Answer
See screnshot of a geogebra project.
Instructions and observations on each step given below.
.
Work Step by Step
$CAS$ used: geogebra online (www.geogebra.org/classic).
In the algebra window (to the left), enter the following:
$ a.\quad$
Define f(x) by entering
$f(x)=\displaystyle \sqrt{3x-2}, \frac{3}{2}\leq x\leq 4$
Next cell:
$f'=Derivative(f)$
Results in$\displaystyle \quad \frac{3}{2}(3x-2)^{-1/2}$
We know that f is one-to-one on the given interval, because it passes the horizontal line test.
$ b.\quad$
Next cell, we find the inverse of f.
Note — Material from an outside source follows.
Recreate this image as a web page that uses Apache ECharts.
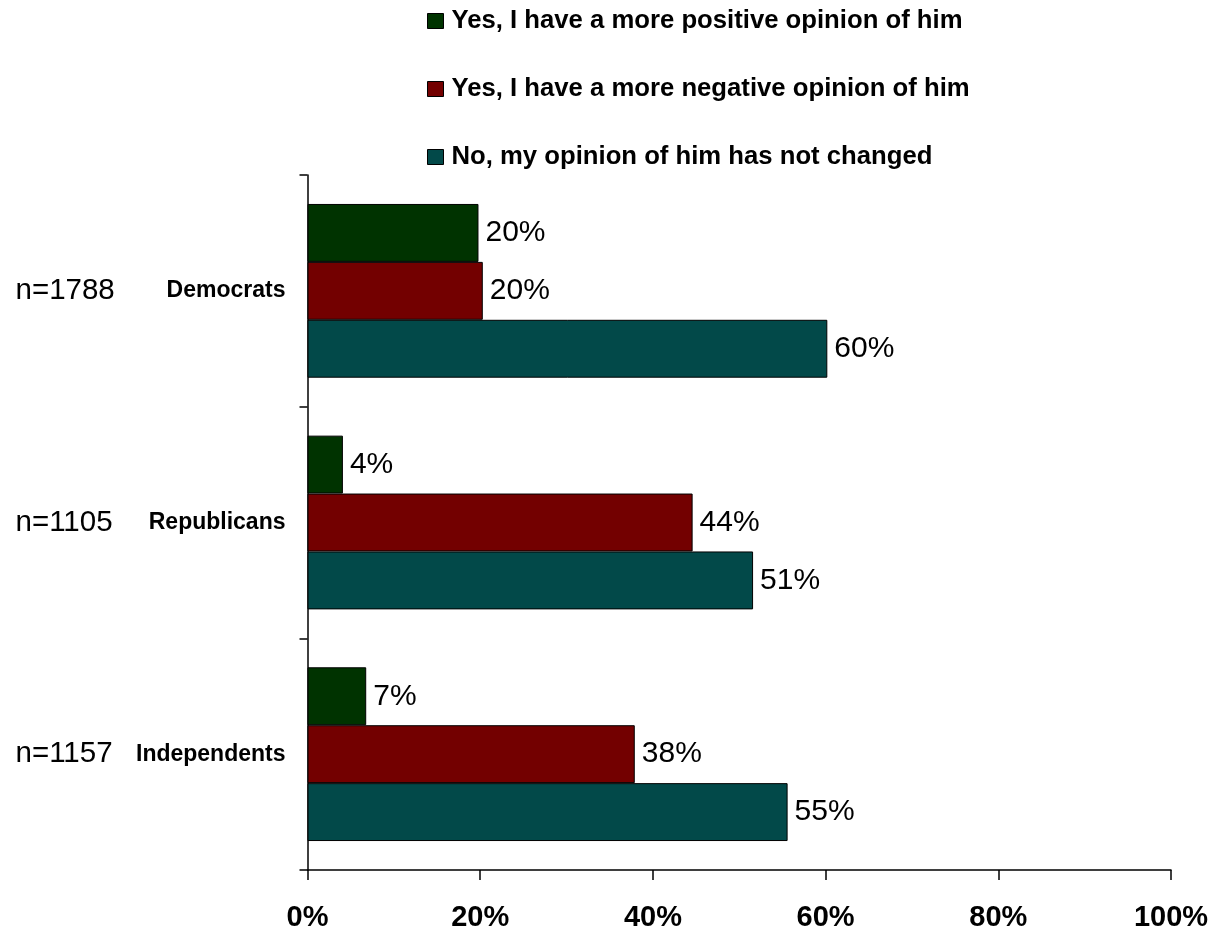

Enter:
$g(x)=Invert(f)$
Results in$\quad \displaystyle \frac{x^{2}+2}{3}, \quad \frac{3}{2}\leq g(x)\leq 4$
$ c.\quad$
Enter:$ \quad P=(3,f(3))\quad $(results in $(3,2.65)$
The point on the graph of $f$ for $x_{0}=3$
Next, enter
$h:=Tangent(P,f)$
resulting in $y=0.57x+0.94$
$ d.\quad$
Next, enter
$i:=Tangent((f(3),3),g)$
resulting in $y=1.76x-1.67$,
(the tangent to the inverse of f at the point $(f(x_{0}),x_{0})$
Note that $1.76\times 0.57=1,$
which is in line with Theorem 1, by which $f^{-1}(2.65)=\displaystyle \frac{1}{f'(3)}$
$ e.\quad$
Enter the equation of the identity function, $\quad y=x.$
Enter $\quad Q=(f(3),3)$
Enter $j=Segment(P,Q)$
You may want to find the domain of $g=f^{-1}$, which is $[1.58,3.16]$
found by entering$\quad Solve(\displaystyle \frac{3}{2}\leq\frac{x^{2}+2}{3}\leq 4)$
With right-clicks on objects in the graphing window (to the right),
set colors, dashed lines and captions, so that objects are distinct upon viewing.
Note that $f$ and $g=f^{-1}$ are symmetric about the line $y=x$
as are the tangents h and i.